1. Field of the Invention
This invention relates to the application of coded information to objects, which coded information is subsequently electronically read. The invention relates to coding systems not visible to the human eye, which are particularly useful in reprographic machines, printers and other document handling equipment.
2. Related Developments
Bar code reading systems in which bar codes on an object are invisible to the human eye but can be read electronically have a wide area of application. Such systems may be used in office document duplicators to code documents for security purposes to prevent unauthorized copies from being made. These coding systems may also be used to code documents for the control of various operations within the duplicator, such as sorting and paper path selection, as described in U.S. Pat. Nos. 4,716,438 and 4,757,348, the disclosures of which are incorporated herein by reference. Information necessary to provide color correction, enhancement and translation, document identification, image preservation, and document control and security can also be provided in taggants that are incorporated into marking materials used to create images or codes, as described in U.S. Pat. No. 5,225,900 (the disclosure of which is incorporated herein by reference), assigned to the assignee of the present invention.
Invisible bar codes systems also find use on commercial product labeling. For this use, the invisible bar code system has several principal advantages over visible bar code systems. The product can have a bar code placed on all sides of the package, thereby increasing the convenience of entering the bar code into a bar code reader without reorienting the package. Invisible bar codes do not detract from the appearance of consumer products, such as perfumes or magazines. Additional bar code information can be placed on the product, such as expiration dating and additional manufacturers' identification number, which are not evident to the purchaser or user without special decoding equipment. Invisible bar codes can be used to mark mail without obliterating markings that are already present.
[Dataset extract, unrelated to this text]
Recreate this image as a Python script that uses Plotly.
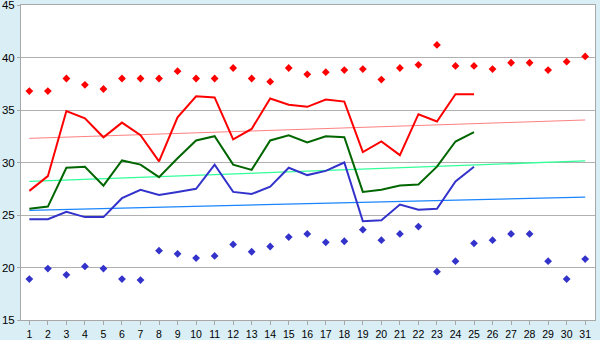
import plotly.graph_objects as go

days = list(range(1, 32))
line_days = list(range(1, 26))

max_points = [36.8, 36.8, 38.0, 37.4, 37.0, 38.0, 38.0, 38.0, 38.7, 38.0,
              38.0, 39.0, 38.0, 37.7, 39.0, 38.4, 38.6, 38.8, 38.9, 37.9,
              39.0, 39.3, 41.2, 39.2, 39.2, 38.9, 39.5, 39.5, 38.8, 39.6, 40.1]
min_points = [18.9, 19.9, 19.3, 20.1, 19.9, 18.9, 18.8, 21.6, 21.3, 20.9,
              21.1, 22.2, 21.5, 22.0, 22.9, 23.2, 22.4, 22.5, 23.6, 22.6,
              23.2, 23.9, 19.6, 20.6, 22.3, 22.6, 23.2, 23.2, 20.6, 18.9, 20.8]

red_line = [27.3, 28.7, 34.9, 34.2, 32.4, 33.8, 32.6, 30.1, 34.3, 36.3,
            36.2, 32.2, 33.2, 36.1, 35.5, 35.3, 36.0, 35.8, 31.0, 32.0,
            30.7, 34.6, 33.9, 36.5, 36.5]
green_line = [25.6, 25.8, 29.5, 29.6, 27.8, 30.2, 29.8, 28.6, 30.4, 32.1,
              32.5, 29.8, 29.3, 32.1, 32.6, 31.9, 32.5, 32.4, 27.2, 27.4,
              27.8, 27.9, 29.6, 32.0, 32.9]
blue_line = [24.6, 24.6, 25.3, 24.8, 24.8, 26.6, 27.4, 26.9, 27.2, 27.5,
             29.8, 27.2, 27.0, 27.7, 29.5, 28.8, 29.2, 30.0, 24.4, 24.5,
             26.0, 25.5, 25.6, 28.2, 29.6]

trend_days = [1, 31]
red_trend = [32.3, 34.05]
green_trend = [28.2, 30.15]
blue_trend = [25.45, 26.7]

y_ticks = [15, 20, 25, 30, 35, 40, 45]

fig = go.Figure()

# trend lines
fig.add_trace(go.Scatter(x=trend_days, y=red_trend, mode="lines",
                         line=dict(color="#ff8080", width=1)))
fig.add_trace(go.Scatter(x=trend_days, y=green_trend, mode="lines",
                         line=dict(color="#33ff99", width=1.3)))
fig.add_trace(go.Scatter(x=trend_days, y=blue_trend, mode="lines",
                         line=dict(color="#1a85ff", width=1.3)))

# main lines
fig.add_trace(go.Scatter(x=line_days, y=red_line, mode="lines",
                         line=dict(color="#ff0000", width=2)))
fig.add_trace(go.Scatter(x=line_days, y=green_line, mode="lines",
                         line=dict(color="#006600", width=2)))
fig.add_trace(go.Scatter(x=line_days, y=blue_line, mode="lines",
                         line=dict(color="#3333cc", width=2)))

# extreme points
fig.add_trace(go.Scatter(x=days, y=max_points, mode="markers",
                         marker=dict(symbol="diamond", size=6, color="#ff0000")))
fig.add_trace(go.Scatter(x=days, y=min_points, mode="markers",
                         marker=dict(symbol="diamond", size=6, color="#3333cc")))

fig.update_layout(
    width=600, height=340,
    margin=dict(l=21, r=5, t=5, b=20, autoexpand=False),
    paper_bgcolor="#d9eef5",
    plot_bgcolor="#ffffff",
    showlegend=False,
    font=dict(family="Liberation Sans", size=11, color="#000000"),
)
fig.update_xaxes(
    range=[0.55, 31.53], tickmode="array", tickvals=days,
    ticktext=[str(d) for d in days],
    showgrid=False, zeroline=False, automargin=False,
    showline=True, linecolor="#a8a8a8", linewidth=1, mirror=True,
    ticks="outside", ticklen=4, tickcolor="#a8a8a8",
    tickfont=dict(family="Liberation Sans", size=10.5),
    ticklabeloverflow="allow",
)
fig.update_yaxes(
    range=[15, 45], tickmode="array", tickvals=y_ticks,
    ticktext=[str(v) for v in y_ticks],
    showgrid=True, gridcolor="#b0b0b0", gridwidth=1, zeroline=False,
    automargin=False,
    showline=True, linecolor="#a8a8a8", linewidth=1, mirror=True,
    ticks="outside", ticklen=3, tickcolor="#a8a8a8",
    tickfont=dict(family="Liberation Sans", size=11.5),
    ticklabeloverflow="allow",
)

fig.write_html("out.html")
Invisible bar codes systems utilizing ultraviolet (UV) stimulated visible fluorescent dyes in the bar code have been proposed. However, these systems have two principal difficulties. UV light used to stimulate the fluorescent dyes of the bar codes also stimulates fluorescence of paper whiteners commonly used in paper stock, thereby making readout difficult. If the bar code is placed over underlaying print, the signal is deteriorated because printing inks tend to absorb the incident and fluorescent radiation, thereby rendering detection even more difficult. Further, inexpensive, compact and concentrated UV light sources are not readily commercially available.
Systems for overcoming the disadvantages of UV stimulated invisible bar codes have involved the use of infrared (IR) fluorescent bar codes that are stimulated in the visible or near IR spectrum and fluoresce at longer wavelengths in the IR spectrum. Such systems are described in the paper, A Novel Bar Coding System for Non Letter Mail by T. Dolash, P. Andrus and L. Stockum, presented at the 3rd Advanced Technology Conference, Washington, D.C., May 3-5, 1988, in U.S. Pat. No. 4,983,817 and in U.S. Pat. No. 5,093,147. In these systems, a bar code containing an IR fluorescent dye is scanned with stimulating radiation from a red helium-neon laser or a gallium-aluminum-arsenide laser to activate the IR fluorescence of the dye. This signal is then detected with an IR photodiode. These systems have advantages over those utilizing UV activation because there are no known paper whiteners or inks that fluorescence in the infrared spectrum. Thus, when IR fluorescent dyes are used, the detected signal only comes from inks intentionally put down and not from any inks or paper whiteners that are present in the paper. However, a disadvantage of these systems is that the amount of fluorescent IR light received from the dye is strongly influenced by the absorption of radiation by ink or other coloring material under the dye, which modifies the reflectivity of the surface and thus the amount of IR light detected by the photodiode.
In order to overcome this problem, a relatively complicated detection system has been proposed in which both stimulating laser radiation and IR fluorescent radiation are detected by two photodiodes, with appropriate optical filters over each diode to detect either the laser radiation or the fluorescent radiation. The outputs of the photodiode are processed in a ratio circuit to give a reliable signal that this corrected for variations in reflectivity caused by printing. The system in essence cancels any variation in reflectivity. However, the relationship between the incident laser light intensity and the intensity of the IR fluorescent light is not linear. Thus, when a ratio is taken, the measured ratio varies with the amount of light absorption by any ink under the dye. As a consequence, a complex electronic circuit must be used to give an artificial non-linear relationship between the input from the incident light photo cell and the input to the ratio determining circuit, to make the incident light response as non-linear as the IR fluorescent response. This is necessary to make the output respond linearly to the IR dye, despite variations in absorption resulting from underlying ink. However, this method is excessively complex and difficult to adjust. Moreover, the foregoing system is subject to interference from background illumination.
Systems for coding transparent receiver sheets for subsequent machine decoding have also been proposed. In commonly assigned U.S. Pat. No. 5,146,087, the disclosure of which is incorporated herein by reference, an imaging process utilizing invisible IR absorbing marking materials to form bar codes is disclosed. Because a transparent receiver sheet is used, the problem of a low contrast ratio resulting from the use of fluorescent compounds in the sheet does not arise.